2011), trans. denied, this court again rejected the plaintiff’s argument that the
landlord should be held liable for the acts of a tenant’s dog under the theory of
premises liability. Id. at 289. We, therefore, reject Herbert’s contention that
Chewy was a property defect and that the theory of premises liability should be
applied.
[17] “[I]n order to prevail against a landowner for the acts of a tenant’s dog, the
plaintiff must ‘demonstrate both that the landowner [ ] retained control over the
property and had actual knowledge that the [dog] had dangerous propensities.’”

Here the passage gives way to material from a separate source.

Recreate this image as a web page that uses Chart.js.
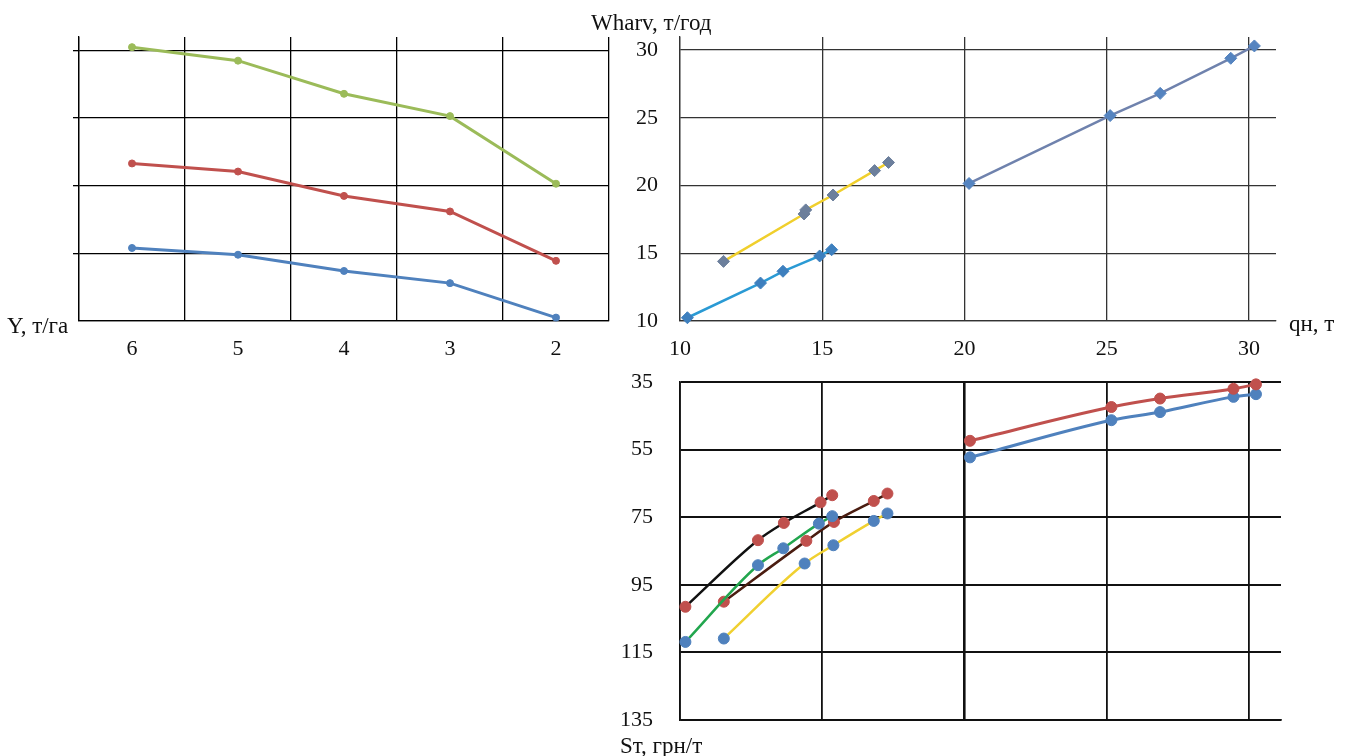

Id. at 287 (quoting Morehead, 932 N.E.2d at 1276). The absence of either
component will result in a finding for the landowner. Id. Here, there is no
evidence in the record that Landlords knew that Chewy possessed any violent
propensities. Because Landlords need only prove the absence of one of the
prongs of the test, we find that they were entitled to summary judgment as a
matter of a law. The trial court did not err in entering summary judgment in
favor of Landlords.
[18] Affirmed.
[19] Mathias, J., and Altice, J., concur.